What to Do If You Aren't Being Paid for Overtime Work

Workers deserve to be paid for the work they do. If they are not, then legal action can be necessary to compensate wronged workers.

For instance, if you have worked more than 40 hours in a workweek, then in accordance with the Fair Labor Standards Act, you can be eligible to receive overtime pay. If you have not been paid properly for overtime hours, then it would be in your best interests to take steps to collect the money you deserve. Below, we discuss some of the steps you can take to remedy the situation.

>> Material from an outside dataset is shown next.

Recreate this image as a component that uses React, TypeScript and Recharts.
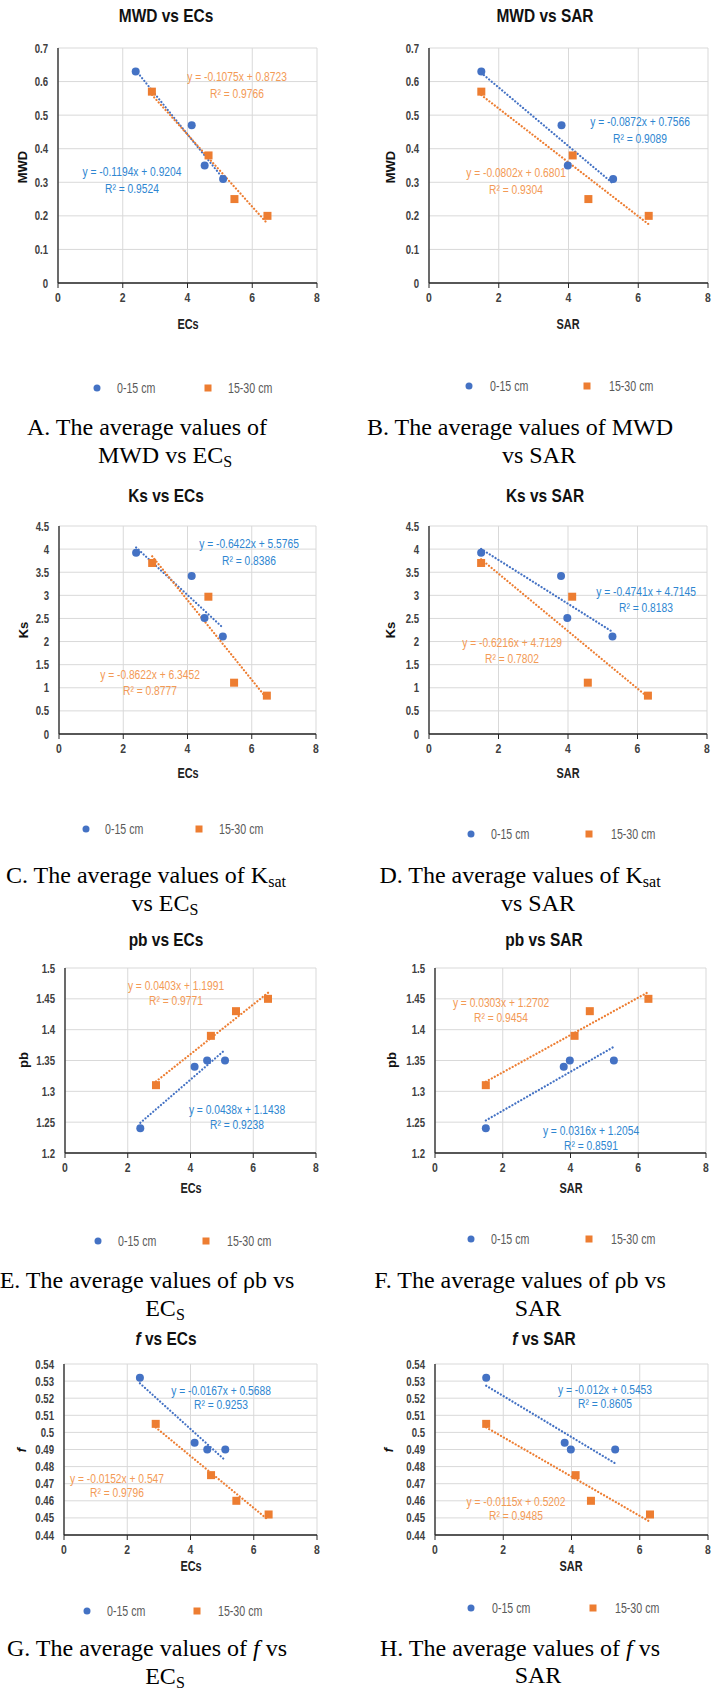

  1. Make sure you qualify for overtime. Not every employee is eligible for overtime pay. If you are an independent contractor or exempt employee, for instance, then you are not entitled to time-and-a-half for hours worked over 40. Figure out what type of employee you are, and ensure you are properly classified.
  2. Document your overtime hours. Employers may deny your claim for overtime because their records do not indicate you have actually worked them. To back up your claim, be sure you keep close track of when you work, and retain any communications that reference your overtime hours.
  3. Talk to your HR representative or supervisor. In some cases, unpaid overtime is the result of a clerical error or other oversight. Under these circumstances, alerting your boss or Human Resources to the issue can be effective at resolving the issue.
  4. If there is no adequate solution, talk to an attorney about filing a legal claim. If you have gone through all this and still do not believe you have been paid properly, then talking to an attorney can be wise. An attorney can help you file a complaint and build a case seeking unpaid overtime, as well as any damages you may have suffered.

If you have questions or concerns about whether you deserve unpaid overtime and/or how to collect it, do not wait for your employer to come to you. Be proactive, learn about your rights and then take steps to protect them.